Think about this for a minute. One-third of hospitalist group leaders don’t know enough about their own practice’s financial picture to know high-level details related to income and expenses. We only can presume an even larger portion of non-leader hospitalists don’t know these things about their practice.
These numbers are disconcerting, and they’re even a little worse than the numbers reported two years ago. How can this be?
Behind the Numbers
My first inclination is to look for reasons the data are misleading. Maybe some leaders chose to respond by indicating they don’t know these numbers, when in fact they do have the numbers but were just too busy to look them up and complete that part of the survey. So they might be better informed than the survey suggests, but just too busy to demonstrate it.
Or, some group leaders in large organizations, like Kaiser, may track and account for productivity and financial health in ways that differ from a typical practice. They may know a lot about their practice, but the metrics the survey asks for aren’t relevant to them.
Maybe the survey results are misleading and group leaders know a lot more about their practice financials than these numbers suggest. Well, maybe.
Unfortunately, in my consulting work up close and personal with hundreds of practices, I regularly meet group leaders who don’t see financial accountability as one of their duties. I think the survey numbers may be a reasonably accurate reflection of reality.
I typically ask group leaders things like what portion of their practice budget is funded by professional fee collections vs. payment from the hospital (or other “sponsoring organization”) and what the pro fee collection rate is. As in the survey, a large portion don’t know. They often say it’s up to someone else to keep track of those numbers and worry about the practice budget. I worry that a leader with such a hands-off approach to the practice budget can’t be very effective.
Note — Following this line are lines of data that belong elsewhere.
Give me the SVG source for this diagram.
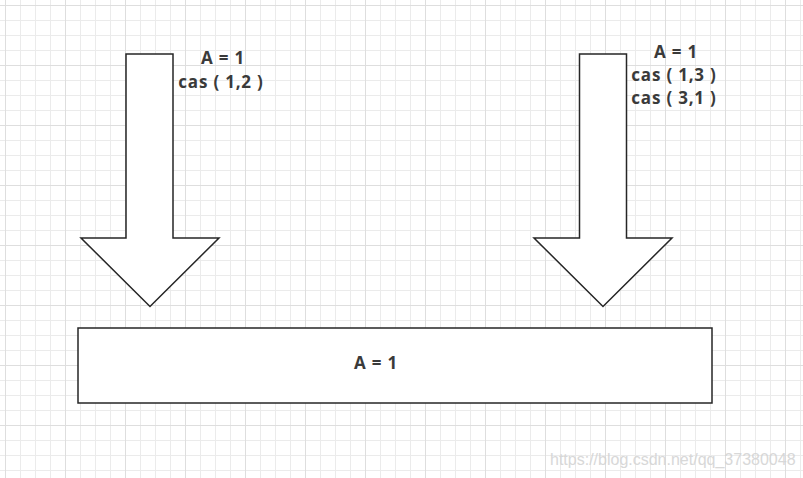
<svg xmlns="http://www.w3.org/2000/svg" width="803" height="478" viewBox="0 0 803 478">
<defs>
<pattern id="grid" x="5" y="5" width="15" height="15" patternUnits="userSpaceOnUse">
<path d="M0 0.5H15M0.5 0V15" fill="none" stroke="#ebebeb" stroke-width="1"/>
</pattern>
<pattern id="major" x="5" y="5" width="60" height="60" patternUnits="userSpaceOnUse">
<path d="M0 0.5H60M0.5 0V60" fill="none" stroke="#dedede" stroke-width="1"/>
</pattern>
</defs>
<style>
.shape{fill:#ffffff;stroke:#262626;stroke-width:1.5;stroke-linejoin:miter}
.lbl{font-family:"Open Sans","Noto Sans CJK SC",sans-serif;font-size:17px;font-weight:bold;fill:#3a3a3a;text-anchor:middle;letter-spacing:0.8px}
.wm{font-family:"Liberation Sans",Arial,sans-serif;font-size:16px;fill:#d4d4d4;opacity:0.9}
</style>
<rect width="803" height="478" fill="#ffffff"/>
<rect width="803" height="478" fill="url(#grid)"/>
<rect width="803" height="478" fill="url(#major)"/>
<g id="arrow-left">
<polygon class="shape" points="126,54 173,54 173,238 219,238 150,306.5 81,238 126,238"/>
<text class="lbl" x="223" y="64">A = 1</text>
<text class="lbl" x="221" y="88">cas ( 1,2 )</text>
</g>
<g id="arrow-right">
<polygon class="shape" points="579.5,54 626.5,54 626.5,238 672,238 603,306.5 534,238 579.5,238"/>
<text class="lbl" x="676" y="58">A = 1</text>
<text class="lbl" x="674" y="81">cas ( 1,3 )</text>
<text class="lbl" x="674" y="104">cas ( 3,1 )</text>
</g>
<g id="memory">
<rect class="shape" x="78" y="328" width="634" height="75"/>
<text class="lbl" x="376" y="369">A = 1</text>
</g>
<g id="connectors"></g>
<text class="wm" x="550" y="465">https://blog.csdn.net/qq_37380048</text>
</svg>
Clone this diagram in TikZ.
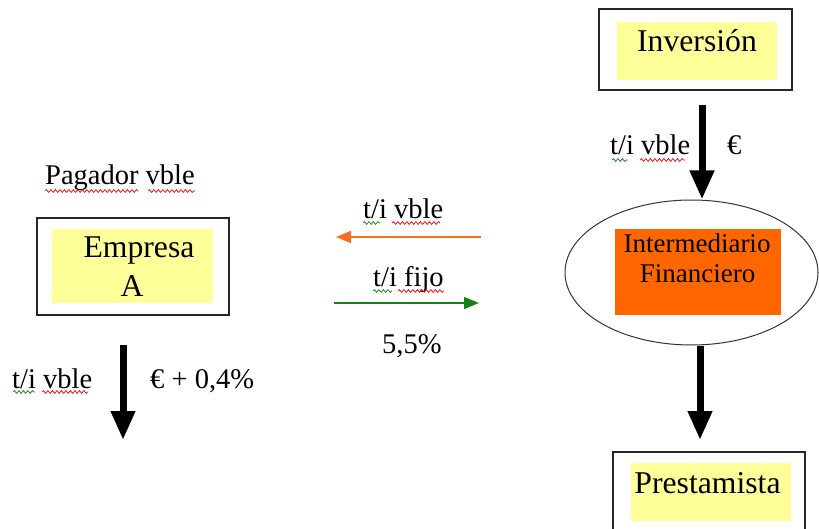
\documentclass[tikz,border=0pt]{standalone}
\usepackage{fontspec}
\setmainfont{Liberation Serif}
\usetikzlibrary{arrows.meta,shapes.geometric,decorations.pathmorphing}

\definecolor{boxyellow}{RGB}{255,255,153}
\definecolor{finorange}{RGB}{255,102,0}
\definecolor{arroworange}{RGB}{247,110,30}
\definecolor{arrowgreen}{RGB}{20,130,20}

\tikzset{
    outerbox/.style={rectangle, draw=black!85, line width=1.4pt, inner sep=0pt, outer sep=0pt},
    yellowfill/.style={rectangle, fill=boxyellow, inner sep=0pt},
    boxtext/.style={inner sep=0pt, font=\fontsize{31.7}{36}\selectfont},
    labeltext/.style={inner sep=0pt, font=\fontsize{28.5}{32}\selectfont},
    bigarrow/.style={line width=7pt, -{Triangle[length=29pt,width=23pt]}},
    thinarrow/.style={line width=1.6pt, -{Triangle[length=15pt,width=12pt]}},
    spellwave/.style={line width=0.7pt, decorate, decoration={snake, amplitude=1.4pt, segment length=4.5pt}}
}
\newcommand{\wavy}[4]{\draw[#1, spellwave] (#2,#4) -- (#3,#4);}

\begin{document}
\begin{tikzpicture}[x=1pt, y=-1pt]
    \useasboundingbox (0,0) rectangle (819,529);

    % Inversion (oben rechts)
    \node[outerbox, minimum width=193pt, minimum height=81pt] (inv) at (695.5,49.5) {};
    \node[yellowfill, minimum width=160pt, minimum height=58pt] (invfill) at (697,51) {};
    \node[boxtext, anchor=base] (invtext) at (697,52) {Inversión};

    % Intermediario Financiero
    \node[ellipse, draw=black!80, line width=1pt, minimum width=253pt, minimum height=145pt, inner sep=0pt] (fin) at (691.5,272.5) {};
    \node[rectangle, fill=finorange, inner sep=0pt, minimum width=166pt, minimum height=86pt] (finfill) at (698,272) {};
    \node[inner sep=0pt, font=\fontsize{27}{30}\selectfont, anchor=base] (fintext1) at (697,253) {Intermediario};
    \node[inner sep=0pt, font=\fontsize{27}{30}\selectfont, anchor=base] (fintext2) at (697.5,283) {Financiero};

    % Prestamista (unten rechts)
    \node[outerbox, minimum width=192pt, minimum height=88pt] (presta) at (709,496) {};
    \node[yellowfill, minimum width=160pt, minimum height=58pt] (prestafill) at (711,492) {};
    \node[boxtext, anchor=base] (prestatext) at (707.5,493) {Prestamista};

    % Empresa A (links)
    \node[outerbox, minimum width=192pt, minimum height=97pt] (emp) at (133,266.5) {};
    \node[yellowfill, minimum width=161pt, minimum height=74pt] (empfill) at (132.5,266) {};
    \node[boxtext, anchor=base] (emptext1) at (139,258) {Empresa};
    \node[boxtext, anchor=base] (emptext2) at (132,297) {A};
    \node[labeltext, anchor=base west] (pagador) at (45,185) {Pagador vble};

    % dicke Pfeile
    \coordinate (empend) at (123,440);
    \draw[bigarrow, shorten <=15pt] ([xshift=6.5pt]inv.south) -- ([xshift=6.5pt]inv.south |- fin.north);
    \draw[bigarrow, shorten >=12pt] ([xshift=8.5pt]fin.south) -- ([xshift=-9pt]presta.north);
    \draw[bigarrow, shorten <=30pt] ([xshift=-10pt]emp.south) -- (empend);

    % Beschriftungen an den Pfeilen
    \node[labeltext, anchor=base west] (invlab) at (610,155) {t/i vble};
    \node[labeltext, anchor=base west] (invcur) at (727,155) {€};
    \node[labeltext, anchor=base west] (emplab) at (12,388) {t/i vble};
    \node[labeltext, anchor=base west] (empcur) at (150,388) {€ + 0,4\%};

    % Swap in der Mitte
    \coordinate (orgstart) at (481,237);
    \coordinate (orgend) at (336,237);
    \coordinate (grnstart) at (334,303);
    \coordinate (grnend) at (479,303);
    \draw[thinarrow, arroworange] (orgstart) -- (orgend);
    \draw[thinarrow, arrowgreen] (grnstart) -- (grnend);
    \node[labeltext, anchor=base west] (swapvar) at (363,219) {t/i vble};
    \node[labeltext, anchor=base west] (swapfix) at (373,287) {t/i fijo};
    \node[labeltext, anchor=base west] (swaprate) at (382,353) {5,5\%};

    % Rechtschreib-Wellen
    \wavy{red}{45}{138}{191}
    \wavy{red}{148}{195}{191}
    \wavy{arrowgreen}{363}{380}{223}
    \wavy{red}{392}{440}{223}
    \wavy{arrowgreen}{373}{392}{291}
    \wavy{red}{398}{444}{291}
    \wavy{arrowgreen}{612}{628}{160}
    \wavy{red}{640}{685}{160}
    \wavy{arrowgreen}{13}{35}{392}
    \wavy{red}{42}{88}{392}
\end{tikzpicture}
\end{document}
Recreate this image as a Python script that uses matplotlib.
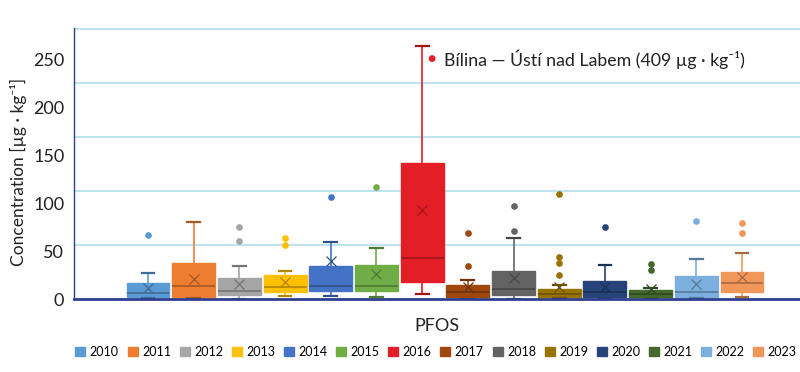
import matplotlib
matplotlib.use('Agg')
import matplotlib.pyplot as plt
from matplotlib.patches import Patch
from matplotlib.colors import to_rgb

plt.rcParams['font.family'] = ['Lato', 'DejaVu Sans']

years = ['2010', '2011', '2012', '2013', '2014', '2015', '2016',
         '2017', '2018', '2019', '2020', '2021', '2022', '2023']
colors = ['#5B9BD5', '#ED7D31', '#A5A5A5', '#FFC000', '#4472C4', '#70AD47', '#E41E26',
          '#9E480E', '#636363', '#997300', '#264478', '#43682B', '#7CAFDD', '#F1975A']

whis_hi = [27.4, 80.2, 34.4, 28.9, 59.4, 53.4, 263.9, 19.5, 63.2, 14.3, 35.4, 11.5, 42.0, 48.2]
q3 = [17.0, 37.2, 22.2, 25.0, 34.4, 35.1, 141.3, 14.3, 29.2, 10.4, 18.8, 9.4, 24.3, 28.4]
med = [6.6, 13.9, 8.0, 12.8, 13.5, 13.5, 42.4, 7.6, 10.1, 5.2, 7.3, 5.2, 7.6, 17.0]
q1 = [2.4, 2.4, 4.2, 7.0, 8.3, 8.3, 17.4, 1.8, 3.8, 2.1, 2.4, 1.8, 2.4, 7.0]
whis_lo = [1.0, 0.7, 0.3, 3.1, 3.1, 1.8, 5.2, 0.3, 0.0, 1.0, 0.0, 0.0, 1.4, 1.8]
means = [11.0, 20.8, 15.6, 18.0, 39.6, 26.0, 92.7, 12.8, 21.6, 12.2, 12.8, 10.4, 15.3, 22.6]
outliers = [[66.7], [], [74.7, 60.4], [63.9, 56.6], [106.0], [116.3], [409.0],
            [69.0, 34.4], [97.2, 71.1], [109.4, 43.4, 37.8, 24.7], [75.3],
            [36.0, 30.2], [81.6], [79.5, 68.4]]

y_ticks = [0, 50, 100, 150, 200, 250]
category = 'PFOS'
note = 'Bílina — Ústí nad Labem (409 µg · kg⁻¹)'


def darker(c, f=0.7):
    r, g, b = to_rgb(c)
    return (r * f, g * f, b * f)


fig = plt.figure(figsize=(8, 3.72), dpi=100)
ax = fig.add_axes([74 / 800, 1 - 299 / 372, 726 / 800, 271 / 372])

for i, yr in enumerate(years):
    st = dict(med=med[i], q1=q1[i], q3=q3[i], whislo=whis_lo[i], whishi=whis_hi[i],
              mean=means[i], fliers=outliers[i], label=yr)
    c = colors[i]
    d = darker(c)
    ax.bxp([st], positions=[i + 1], widths=0.94, capwidths=0.28, patch_artist=True,
           showmeans=True, meanline=False,
           boxprops=dict(facecolor=c, edgecolor=c, linewidth=1),
           medianprops=dict(color=d, linewidth=1.2),
           whiskerprops=dict(color=c, linewidth=1.2),
           capprops=dict(color=d, linewidth=1.6),
           meanprops=dict(marker='x', markeredgecolor=d, markersize=6.5, markeredgewidth=0.9),
           flierprops=dict(marker='o', markerfacecolor=c, markeredgecolor=c, markersize=3.8))

ax.set_xlim(-0.62, 15.27)
ax.set_ylim(0, 282.3)
ax.set_yticks(y_ticks)
ax.set_yticks([56.25 * k for k in range(1, 6)], minor=True)
ax.grid(True, which='minor', axis='y', color='#bfe4f0', linewidth=1.5)
ax.set_axisbelow(True)
ax.tick_params(axis='y', which='both', length=0, labelsize=13, pad=7, colors='#222222')
ax.set_xticks([])
for s in ['top', 'right']:
    ax.spines[s].set_visible(False)
ax.spines['left'].set_color('#2e3f8f')
ax.spines['left'].set_linewidth(1)
ax.spines['bottom'].set_color('#2e3f8f')
ax.spines['bottom'].set_linewidth(2)

ax.set_ylabel('Concentration [µg · kg⁻¹]', fontsize=12.5, color='#222222')
ax.yaxis.set_label_coords(-0.065, 0.47)

fig.text(437 / 800, 1 - 326 / 372, category, ha='center', va='center', fontsize=13, color='#222222')

ax.text(7.21, 250, '●', color='#E41E26', ha='center', va='center', fontsize=10)
ax.text(7.48, 250, note, ha='left', va='center', fontsize=12.8, color='#222222')

handles = [Patch(facecolor=c, edgecolor=c, label=y) for c, y in zip(colors, years)]
fig.legend(handles=handles, loc='center', bbox_to_anchor=(436 / 800, 1 - 352 / 372),
           ncol=14, frameon=False, handlelength=0.8, handleheight=0.8,
           handletextpad=0.35, columnspacing=0.7,
           prop={'family': ['Lato'], 'size': 9})

fig.savefig('out.png', dpi=100)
I also ask leaders things like what is their most important duty as group leader. “Making the schedule” is too often the disappointing answer. Clearly the schedule is a critical part of operating a practice, but in many practices it is reasonable, even optimal, to have a clerical person manage the schedule, or rotate responsibility for creating it among all members of the group. This frees some time the leader can spend on other activities like managing the group’s financial performance, among other things.